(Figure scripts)
>>>
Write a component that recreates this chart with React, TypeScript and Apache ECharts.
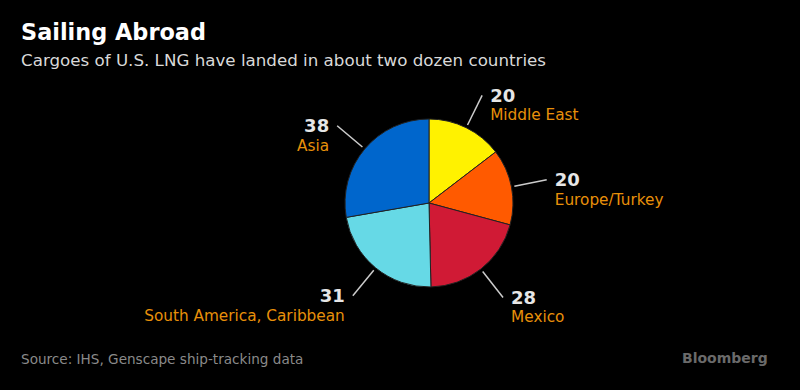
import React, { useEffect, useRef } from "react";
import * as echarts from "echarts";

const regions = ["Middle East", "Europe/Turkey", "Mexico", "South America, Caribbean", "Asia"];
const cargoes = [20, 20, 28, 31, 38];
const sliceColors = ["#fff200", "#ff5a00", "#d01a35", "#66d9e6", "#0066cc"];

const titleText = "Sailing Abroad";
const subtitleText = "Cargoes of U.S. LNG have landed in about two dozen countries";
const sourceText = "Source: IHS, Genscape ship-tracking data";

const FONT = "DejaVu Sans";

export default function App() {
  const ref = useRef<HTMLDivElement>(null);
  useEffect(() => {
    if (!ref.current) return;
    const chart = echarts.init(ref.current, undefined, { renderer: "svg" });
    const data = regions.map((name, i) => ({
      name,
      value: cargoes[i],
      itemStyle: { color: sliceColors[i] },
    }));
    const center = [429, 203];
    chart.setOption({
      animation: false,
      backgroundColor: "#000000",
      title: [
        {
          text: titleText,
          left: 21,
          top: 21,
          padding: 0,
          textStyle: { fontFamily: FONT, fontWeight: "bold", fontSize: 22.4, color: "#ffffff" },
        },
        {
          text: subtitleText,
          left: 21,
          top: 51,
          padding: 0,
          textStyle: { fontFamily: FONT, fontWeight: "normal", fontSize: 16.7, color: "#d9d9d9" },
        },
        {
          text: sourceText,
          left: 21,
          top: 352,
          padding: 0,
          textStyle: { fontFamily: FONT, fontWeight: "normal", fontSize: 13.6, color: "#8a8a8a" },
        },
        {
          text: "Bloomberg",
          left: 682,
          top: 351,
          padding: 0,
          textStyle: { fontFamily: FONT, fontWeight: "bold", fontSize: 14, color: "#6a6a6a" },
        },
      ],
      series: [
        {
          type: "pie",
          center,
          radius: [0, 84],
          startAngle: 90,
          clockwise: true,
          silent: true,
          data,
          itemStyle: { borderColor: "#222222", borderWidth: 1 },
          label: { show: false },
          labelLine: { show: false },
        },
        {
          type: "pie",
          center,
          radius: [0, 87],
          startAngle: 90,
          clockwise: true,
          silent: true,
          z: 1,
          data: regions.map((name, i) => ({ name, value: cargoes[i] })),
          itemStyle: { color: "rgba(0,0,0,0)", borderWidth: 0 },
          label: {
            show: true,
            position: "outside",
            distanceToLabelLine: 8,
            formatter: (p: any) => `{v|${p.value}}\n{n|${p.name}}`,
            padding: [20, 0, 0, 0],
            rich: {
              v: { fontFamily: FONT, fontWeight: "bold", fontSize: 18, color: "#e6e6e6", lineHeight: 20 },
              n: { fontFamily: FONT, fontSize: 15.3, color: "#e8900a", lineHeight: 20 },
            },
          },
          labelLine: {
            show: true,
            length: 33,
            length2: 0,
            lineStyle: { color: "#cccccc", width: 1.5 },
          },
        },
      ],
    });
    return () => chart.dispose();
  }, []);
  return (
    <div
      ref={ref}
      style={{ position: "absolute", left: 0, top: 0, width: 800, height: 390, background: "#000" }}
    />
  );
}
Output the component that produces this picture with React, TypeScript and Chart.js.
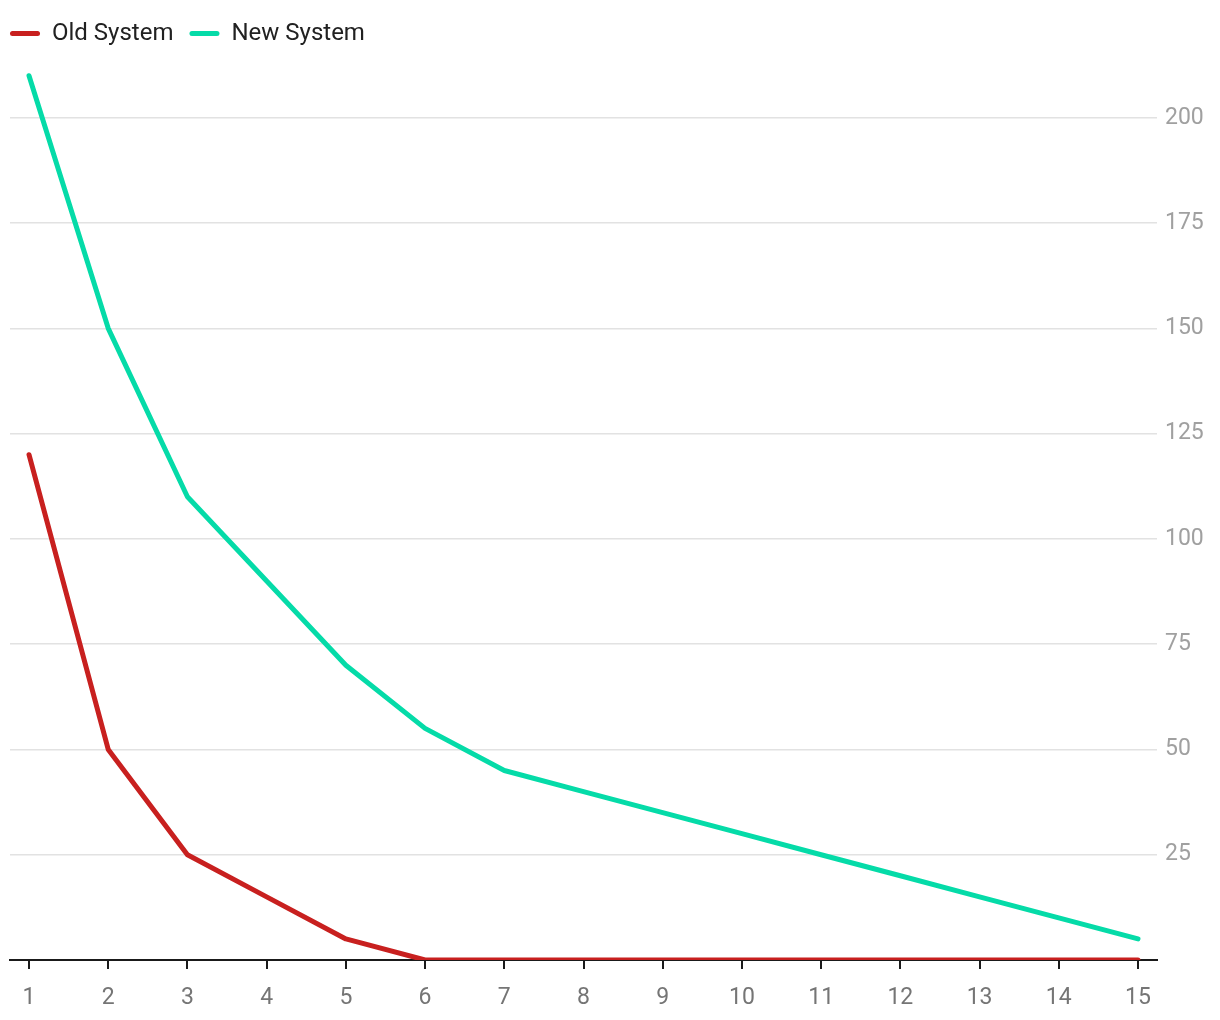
<<<
Go through the data above and transcribe it in full, omitting any image.

**Reply**
Write a component that recreates this chart with React, TypeScript and Apache ECharts.
import React, { useEffect, useRef } from "react";
import * as echarts from "echarts";

const regions = ["Middle East", "Europe/Turkey", "Mexico", "South America, Caribbean", "Asia"];
const cargoes = [20, 20, 28, 31, 38];
const sliceColors = ["#fff200", "#ff5a00", "#d01a35", "#66d9e6", "#0066cc"];

const titleText = "Sailing Abroad";
const subtitleText = "Cargoes of U.S. LNG have landed in about two dozen countries";
const sourceText = "Source: IHS, Genscape ship-tracking data";

const FONT = "DejaVu Sans";

export default function App() {
  const ref = useRef<HTMLDivElement>(null);
  useEffect(() => {
    if (!ref.current) return;
    const chart = echarts.init(ref.current, undefined, { renderer: "svg" });
    const data = regions.map((name, i) => ({
      name,
      value: cargoes[i],
      itemStyle: { color: sliceColors[i] },
    }));
    const center = [429, 203];
    chart.setOption({
      animation: false,
      backgroundColor: "#000000",
      title: [
        {
          text: titleText,
          left: 21,
          top: 21,
          padding: 0,
          textStyle: { fontFamily: FONT, fontWeight: "bold", fontSize: 22.4, color: "#ffffff" },
        },
        {
          text: subtitleText,
          left: 21,
          top: 51,
          padding: 0,
          textStyle: { fontFamily: FONT, fontWeight: "normal", fontSize: 16.7, color: "#d9d9d9" },
        },
        {
          text: sourceText,
          left: 21,
          top: 352,
          padding: 0,
          textStyle: { fontFamily: FONT, fontWeight: "normal", fontSize: 13.6, color: "#8a8a8a" },
        },
        {
          text: "Bloomberg",
          left: 682,
          top: 351,
          padding: 0,
          textStyle: { fontFamily: FONT, fontWeight: "bold", fontSize: 14, color: "#6a6a6a" },
        },
      ],
      series: [
        {
          type: "pie",
          center,
          radius: [0, 84],
          startAngle: 90,
          clockwise: true,
          silent: true,
          data,
          itemStyle: { borderColor: "#222222", borderWidth: 1 },
          label: { show: false },
          labelLine: { show: false },
        },
        {
          type: "pie",
          center,
          radius: [0, 87],
          startAngle: 90,
          clockwise: true,
          silent: true,
          z: 1,
          data: regions.map((name, i) => ({ name, value: cargoes[i] })),
          itemStyle: { color: "rgba(0,0,0,0)", borderWidth: 0 },
          label: {
            show: true,
            position: "outside",
            distanceToLabelLine: 8,
            formatter: (p: any) => `{v|${p.value}}\n{n|${p.name}}`,
            padding: [20, 0, 0, 0],
            rich: {
              v: { fontFamily: FONT, fontWeight: "bold", fontSize: 18, color: "#e6e6e6", lineHeight: 20 },
              n: { fontFamily: FONT, fontSize: 15.3, color: "#e8900a", lineHeight: 20 },
            },
          },
          labelLine: {
            show: true,
            length: 33,
            length2: 0,
            lineStyle: { color: "#cccccc", width: 1.5 },
          },
        },
      ],
    });
    return () => chart.dispose();
  }, []);
  return (
    <div
      ref={ref}
      style={{ position: "absolute", left: 0, top: 0, width: 800, height: 390, background: "#000" }}
    />
  );
}
Output the component that produces this picture with React, TypeScript and Chart.js.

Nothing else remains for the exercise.